I realize that the word "lie" usually also entails an accusation of deliberate deception. But that's immaterial here. Formal systems don't have intentions. They simply make claims.


How does this affect internet searches?


Potentially a search engine could provide results without knowing the actual query, although that would make it difficult to identify new trends or determine which results are/aren't being clicked, so it probably wouldn't be competitive as a general purpose search engine.


It would also be completely impractical, since the search engine would necessarily have to perform some sort of scan of its entire database to respond to every query (otherwise it would, in fact, learn something about the query).


Unless the database is also encrypted and provides the same homomorphism against reverse index queries.


In which case you are no longer talking about FHE. With FHE the server receives a ciphertext query and produces a ciphertext output, without ever seeing any plaintexts (not even the result of a reverse index query).


If the database was encrypted, you would need a different encrypted database for every user - again impractical.


It is.


Do you ever still do exercises? What's the last thing you learned that other people might have learned as students?


I'm constantly learning new things that to people from other fields would be freshman-level trivialities! The most recent such example would need to be something I learned today.
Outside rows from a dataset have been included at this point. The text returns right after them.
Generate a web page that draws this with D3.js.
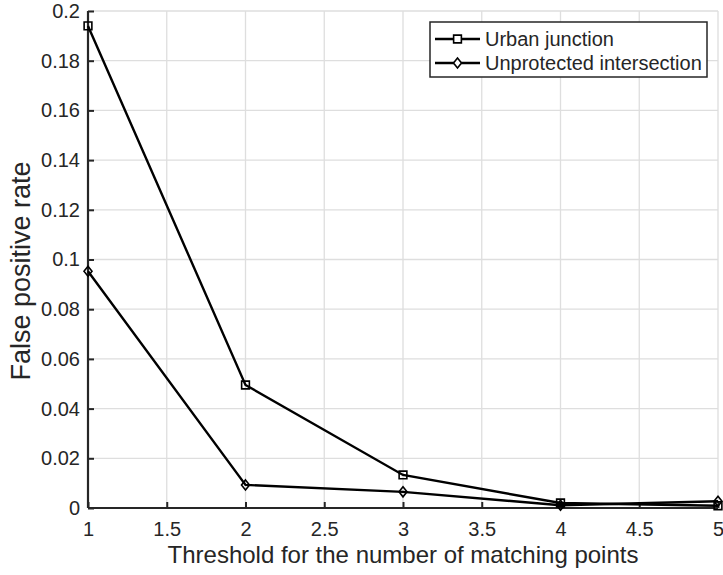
<!DOCTYPE html>
<html>
<head>
<meta charset="utf-8">
<script src="https://cdn.jsdelivr.net/npm/d3@7"></script>
<style>
body { margin: 0; background: #fff; }
text { font-family: "Liberation Sans", Arial, sans-serif; fill: #262626; }
</style>
</head>
<body>
<script>
var width = 723, height = 575;

var thresholds = [1, 2, 3, 4, 5];
var urban = [0.194, 0.0495, 0.0133, 0.002, 0.0009];
var unprotected = [0.0953, 0.0093, 0.0065, 0.0011, 0.0027];
var xTicks = [1, 1.5, 2, 2.5, 3, 3.5, 4, 4.5, 5];
var yTicks = [0, 0.02, 0.04, 0.06, 0.08, 0.1, 0.12, 0.14, 0.16, 0.18, 0.2];
var seriesNames = ["Urban junction", "Unprotected intersection"];

var margin = {left: 88, right: 5, top: 11, bottom: 67};

var svg = d3.select("body").append("svg")
            .attr("width", width).attr("height", height);

var x = d3.scaleLinear().domain([1, 5]).range([margin.left, width - margin.right]);
var y = d3.scaleLinear().domain([0, 0.2]).range([height - margin.bottom, margin.top]);

// grid
var grid = svg.append("g");
grid.selectAll(".vg").data(xTicks).enter().append("line")
    .attr("x1", function(d){ return x(d); }).attr("x2", function(d){ return x(d); })
    .attr("y1", y(0)).attr("y2", y(0.2))
    .attr("stroke", "#dedede").attr("stroke-width", 1.3);
grid.selectAll(".hg").data(yTicks).enter().append("line")
    .attr("x1", x(1)).attr("x2", x(5))
    .attr("y1", function(d){ return y(d); }).attr("y2", function(d){ return y(d); })
    .attr("stroke", "#dedede").attr("stroke-width", 1.3);

// axes, ticks pointing inside
var xAxis = svg.append("g").attr("transform", "translate(0," + y(0) + ")")
    .call(d3.axisBottom(x).tickValues(xTicks).tickSize(-6).tickPadding(14)
          .tickFormat(function(d){ return d; }));
var yAxis = svg.append("g").attr("transform", "translate(" + x(1) + ",0)")
    .call(d3.axisLeft(y).tickValues(yTicks).tickSize(-6).tickPadding(8)
          .tickFormat(function(d){ return d; }));
[xAxis, yAxis].forEach(function(a){
    a.select(".domain").attr("stroke", "#262626").attr("stroke-width", 2.2);
    a.selectAll(".tick line").attr("stroke", "#262626").attr("stroke-width", 2);
    a.selectAll(".tick text").attr("font-size", 20).attr("fill", "#262626");
});
xAxis.select(".domain").attr("d", "M" + x(1) + ",0H" + x(5));
yAxis.select(".domain").attr("d", "M0," + y(0) + "V" + y(0.2));

svg.append("text").attr("x", (x(1) + x(5)) / 2).attr("y", 563)
   .attr("text-anchor", "middle").attr("font-size", 24)
   .text("Threshold for the number of matching points");
svg.append("text").attr("transform", "translate(30,271) rotate(-90)")
   .attr("text-anchor", "middle").attr("font-size", 27)
   .text("False positive rate");

// lines
var line = d3.line().x(function(d, i){ return x(thresholds[i]); })
                    .y(function(d){ return y(d); });
var sq = d3.symbol().type(d3.symbolSquare).size(60);
var dia = "M0,-5L4,0L0,5L-4,0Z";

function drawSeries(vals, marker){
    svg.append("path").datum(vals).attr("d", line)
       .attr("fill", "none").attr("stroke", "#000").attr("stroke-width", 2.4);
    svg.append("g").selectAll("path").data(vals).enter().append("path")
       .attr("transform", function(d, i){ return "translate(" + x(thresholds[i]) + "," + y(d) + ")"; })
       .attr("d", marker).attr("fill", "none").attr("stroke", "#000").attr("stroke-width", 1.6);
}
drawSeries(urban, sq());
drawSeries(unprotected, dia);

// legend
var lg = svg.append("g").attr("transform", "translate(430,22)");
lg.append("rect").attr("width", 277).attr("height", 55)
  .attr("fill", "#fff").attr("stroke", "#262626").attr("stroke-width", 1.5);
var items = lg.selectAll(".legends").data(seriesNames).enter().append("g")
  .attr("transform", function(d, i){ return "translate(0," + (17 + i * 24) + ")"; });
items.append("line").attr("x1", 5).attr("x2", 50).attr("stroke", "#000").attr("stroke-width", 2.4);
items.append("path").attr("transform", "translate(27.5,0)")
  .attr("d", function(d, i){ return i === 0 ? sq() : dia; })
  .attr("fill", "#fff").attr("stroke", "#000").attr("stroke-width", 1.6);
items.append("text").attr("x", 55).attr("y", 7).attr("font-size", 20)
  .text(function(d){ return d; });
</script>
</body>
</html>
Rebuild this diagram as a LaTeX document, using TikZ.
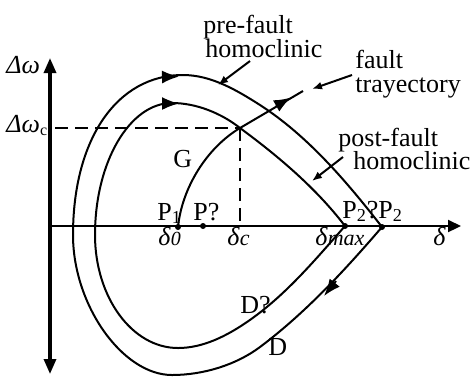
\documentclass[tikz,border=0pt]{standalone}
\usepackage{fontspec}
\setmainfont{Liberation Serif}
\usetikzlibrary{arrows.meta}
\begin{document}
\begin{tikzpicture}[x=0.5pt,y=-0.5pt,
  font=\fontsize{13}{15}\selectfont,
  curve/.style={line width=1pt, black},
  axisv/.style={line width=1.6pt, black},
  axish/.style={line width=1.1pt, black},
  dashline/.style={line width=1.4pt, black, dash pattern=on 6.5pt off 3.5pt},
  midhead/.style={line width=1pt, -{Latex[length=8.5pt,width=6.5pt]}},
  pointer/.style={line width=1pt, -{Latex[length=5pt,width=4pt]}},
  lbl/.style={anchor=base west, inner sep=0pt},
  dot/.style={circle, fill=black, inner sep=0pt, minimum size=3pt}]
\useasboundingbox (0,0) rectangle (470,377);

% axes
\coordinate (Otop) at (50,58);
\coordinate (Obot) at (50,374);
\coordinate (Oleft) at (50,226);
\coordinate (Oright) at (461,226);
\draw[axisv,{Triangle[length=7.5pt,width=6pt]}-{Triangle[length=7.5pt,width=6pt]}] (Obot) -- (Otop);
\draw[axish,-{Triangle[length=6.5pt,width=6pt]}] (Oleft) -- (Oright);

% key points
\coordinate (P1) at (178,227);
\coordinate (P1p) at (203,226);
\coordinate (P2p) at (345,226);
\coordinate (P2) at (382,227);
\coordinate (C) at (240,128);
\coordinate (Wc) at (55,128);
\coordinate (Dc) at (240,226);
\coordinate (Tend) at (303,91);

% dashed lines
\draw[dashline] (Wc) -- (C);
\draw[dashline] (C) -- (Dc);

% outer curve (pre-fault homoclinic)
\draw[curve] (P2) .. controls (347,182) and (308,136) .. (260,105)
  .. controls (236.5,90) and (211,75) .. (183,75)
  .. controls (117,75) and (73,139) .. (73,235)
  .. controls (73,305) and (122.5,375) .. (172,375)
  .. controls (203,375) and (236,365) .. (260,347)
  .. controls (305.6,312.8) and (345,270) .. (P2);

% inner curve (post-fault homoclinic)
\draw[curve] (P2p) .. controls (316,188) and (278,156) .. (C)
  .. controls (221,113) and (196,103) .. (172,103)
  .. controls (129.7,103) and (95,162) .. (95,235)
  .. controls (95,297) and (132,348) .. (178,348)
  .. controls (203,348) and (226.5,336) .. (247,322)
  .. controls (285,296) and (315,260) .. (P2p);

% fault trajectory
\draw[curve] (P1) .. controls (182,188) and (206.5,148) .. (C) -- (Tend);

% arrow heads on curves
\draw[midhead] (162,77) -- (179,76.5);
\draw[midhead] (162,103.5) -- (179,103.5);
\draw[midhead] (276,106) -- (291,97.5);
\draw[midhead] (336,281) -- (324,296);

% points
\node[dot] (d1) at (P1) {};
\node[dot] (d2) at (P1p) {};
\node[dot] (d3) at (P2p) {};
\node[dot] (d4) at (P2) {};

% pointers
\coordinate (preA) at (250,61);
\coordinate (preB) at (218,85);
\coordinate (faultA) at (352,75);
\coordinate (faultB) at (312,89);
\coordinate (postA) at (343,157);
\coordinate (postB) at (312,181);
\draw[pointer] (preA) -- (preB);
\draw[pointer] (faultA) -- (faultB);
\draw[pointer] (postA) -- (postB);

% labels
\node[lbl] (t1) at (203,33) {pre-fault};
\node[lbl] (t2) at (205,57) {homoclinic};
\node[lbl] (t3) at (355,68) {fault};
\node[lbl] (t4) at (355,92) {trayectory};
\node[lbl] (t5) at (338,146) {post-fault};
\node[lbl] (t6) at (353,169) {homoclinic};
\node[lbl] (tG) at (173,167) {G};
\node[lbl] (tw) at (6,73) {\textit{Δω}};
\node[lbl] (twc) at (6,132) {\textit{Δω}\raisebox{-1.5pt}{\fontsize{8}{8}\selectfont c}};
\node[lbl] (tP1) at (157,220) {P\textsubscript{1}};
\node[lbl] (tP1p) at (193,220) {P?};
\node[lbl] (tP2p) at (342,218) {P\textsubscript{2}?};
\node[lbl] (tP2) at (378,218) {P\textsubscript{2}};
\node[lbl] (td0) at (158,245) {\textit{δ}{\fontsize{10}{10}\selectfont\textit{0}}};
\node[lbl] (tdc) at (227,245) {\textit{δ}{\fontsize{11}{11}\selectfont\textit{c}}};
\node[lbl] (tdm) at (315,245) {\textit{δ}{\fontsize{11}{11}\selectfont\textit{max}}};
\node[lbl] (td) at (433,245) {\textit{δ}};
\node[lbl] (tD1) at (240,313) {D?};
\node[lbl] (tD2) at (268,355) {D};
\end{tikzpicture}
\end{document}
For example, maybe a little tidbit that I picked up from Sanjeev Arora's STOC'2018 tutorial on deep learning (where I was this morning): it turns out, backpropagation is just a dynamic programming algorithm for calculating a gradient in time linear in the size of the network, improving over the quadratic time that one would've needed naively.

I feel bad that I rarely have the time (or willpower!) to do exercises anymore, though I'd probably benefit if I did.